Large language model (LLM) agents often rely on external demonstrations or retrieval-augmented planning, leading to brittleness, poor generalization, and high computational overhead. Inspired by human problem-solving, we propose DuSAR (Dual-Strategy Agent with Reflecting) - a demonstration-free framework that enables a single frozen LLM to perform co-adaptive reasoning via two complementary strategies: a high-level holistic plan and a context-grounded local policy. These strategies interact through a lightweight reflection mechanism, where the agent continuously assesses progress via a Strategy Fitness Score and dynamically revises its global plan when stuck or refines it upon meaningful advancement, mimicking human metacognitive behavior. On ALFWorld and Mind2Web, DuSAR achieves state-of-the-art performance with open-source LLMs (7B-70B), reaching 37.1% success on ALFWorld (Llama3.1-70B) - more than doubling the best prior result (13.0%) - and 4.02% on Mind2Web, also more than doubling the strongest baseline. Remarkably, it reduces per-step token consumption by 3-9X while maintaining strong performance.
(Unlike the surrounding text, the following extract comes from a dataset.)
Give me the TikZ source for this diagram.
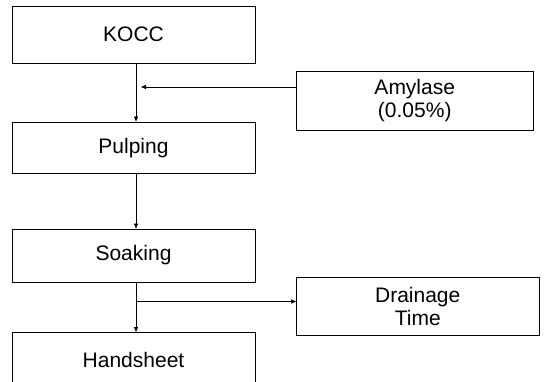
\documentclass[tikz,border=0pt]{standalone}
\usepackage{fontspec}
\setmainfont{Liberation Sans}
\usetikzlibrary{positioning,arrows.meta}

\begin{document}
\begin{tikzpicture}[x=1pt,y=-1pt,>={Triangle[length=5pt,width=4pt]},
  every node/.style={font=\fontsize{21}{23}\selectfont},
  proc/.style={draw,line width=0.9pt,minimum width=243pt,minimum height=55pt,inner sep=0pt,align=center}]
  \useasboundingbox (0,0) rectangle (546,382);
  \clip (0,0) rectangle (546,382);
  % main line
  \node[proc,minimum height=57pt] (kocc) at (133.5,34.5) {KOCC};
  \node[proc,minimum height=51.5pt] (pulp) at (133.5,147.75) {Pulping};
  \node[proc,minimum height=53pt] (soak) at (133.5,255.5) {Soaking};
  \node[proc] (hand) at (133.5,360) {Handsheet};
  % side boxes
  \node[proc,minimum width=236.5pt,minimum height=59pt] (amy) at (414.75,100.5) {Amylase\\(0.05\%)};
  \node[proc,minimum width=242.5pt,minimum height=58pt] (drain) at (417.75,306) {Drainage\\Time};
  \coordinate (m1) at (136,87);
  \coordinate (m2) at (136,301.5);
  \draw[->,line width=0.7pt] ([xshift=2.5pt]kocc.south) -- ([xshift=2.5pt]pulp.north);
  \draw[->,line width=0.7pt] ([xshift=2.5pt]pulp.south) -- ([xshift=2.5pt]soak.north);
  \draw[->,line width=0.7pt] ([xshift=2.5pt]soak.south) -- ([xshift=2.5pt]hand.north);
  \draw[->,line width=0.7pt] (amy.west|-m1) -- ([xshift=5pt]m1);
  \draw[->,line width=0.7pt] (m2) -- (drain.west|-m2);
\end{tikzpicture}
\end{document}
Ablation studies confirm the necessity of dual-strategy coordination. Moreover, optional integration of expert demonstrations further boosts results, highlighting DuSAR's flexibility and compatibility with external knowledge.

Paper Structure

This paper contains 43 sections, 5 equations, 4 figures, 5 tables, 1 algorithm.

Figures (4)

  • Figure 1: The overall architecture of DuSAR, illustrating its iterative dual-strategy reasoning in ALFWorld. Starting from a task instruction, the Holistic Strategy generates a high-level plan (①), which guides the initial action (②). After execution, environmental feedback and the current plan inform the Local Strategy to produce context-aware guidance (③) and evaluate progress via a Strategy Fitness Score (④). This evaluation triggers dynamic refinement of the Holistic Strategy (⑤). A Strategy Integration Module (SIM) synthesizes both strategies to select the next action (⑥), forming a co-adaptive loop that balances long-term coherence with immediate adaptability. See Fig. \ref{['fig:Framework']} for details on the reflecting mechanism.
  • Figure 2: DuSAR’s reflecting mechanism. Holistic Reflecting formulates a long-term strategy from the task instruction, past exploration traces, and prior local strategies. Local Reflecting generates context-aware actions and evaluates the feasibility of the current holistic plan based on environmental observations. Decision Reflecting synthesizes both strategies to select the next feasible action. All interactions are logged as structured Explore Traces for iterative refinement.
  • Figure 3: Module ablation: Holistic-only (DuSAR OH), Local-only (DuSAR OL), and naive concatenation (DuSAR NA) on ALFWorld (All SR) and Mind2Web Cross-Task (Step SR).
  • Figure 4: Ablation results of expert demonstration application on holistic (DuSAR HT), local (DuSAR LT), and bidirectional integration (DuSAR BT) on ALFWorld (All SR) and Mind2Web Cross-Task (Step SR).